The trailer opens with a montage of destruction scenes seemingly set in New York City (between the Avengers, Spider-Man, and this the city is destryoed), while actor William Fichtner narrates, “Crime, violence and fear have run rampant. Our great city is being destroyed. People want justice restored to this world.”

The original TMNT opened with a series of montages that establish the scene in New York City, as newscaster April O’Neil reads on TV, “Much more than just a series of small, isolated incidents, it’s now apparent that an organized, criminal element is at work and at the moment business is good – so good in fact that there appears to be no eyewitnesses to these crimes; with complaints ranging from purse snatching to breaking and entering.”

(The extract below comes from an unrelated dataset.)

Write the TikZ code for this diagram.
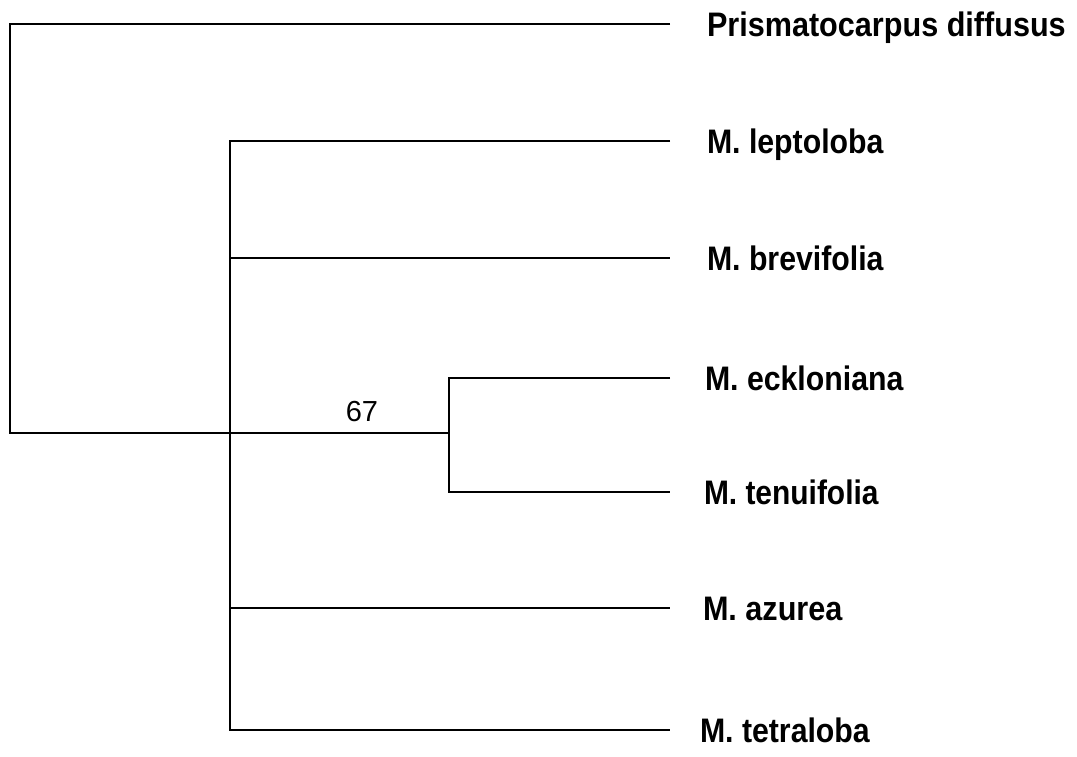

In the reboot, Megan Fox plays April O’Neil, who is eventually the turtles’ ally.

Fichtner’s character, listed on IMDB as the villain Shredder, establishes the origin story for the turtles.

“People want heroes, Miss O’Neil,” Fichtner tells her in the trailer. “But heroes are not born; they’re created. That’s what your father and I were trying to do — create heroes.”

Throughout all different incarnations of the TMNT stories, the common denominator is the Ooze –the mutagen — that turned them from regular turtles into mean, green, fighting machines. In the live-action movie, sensei Splinter was also transformed by the radioactive material in which he spotted the turtles crawling (and their first word was “pizza”).

Fans freaked out when Michael Bay previously said the turtles would be aliens.

The trailer doesn’t reveal much, but the mutagen –the green catalyst – is shown.

So there’s that, and the some action sequences with slow motion in which the turtles take out some unsavory types in the subway and snowboard on their backs down a snowy mountain.

For those who may question the chronology of the mutants, first there were the gritty characters of the original comics, created as a parody of popular comics by Kevin Eastman and Peter Laird in the early 1980s.

Then their goofier counterparts were made famous in an animated TV series that ran from 1987 to 1996. A live-action feature film was released in 1990, and two sequels followed.

The release date for the reboot is August 8, 2014.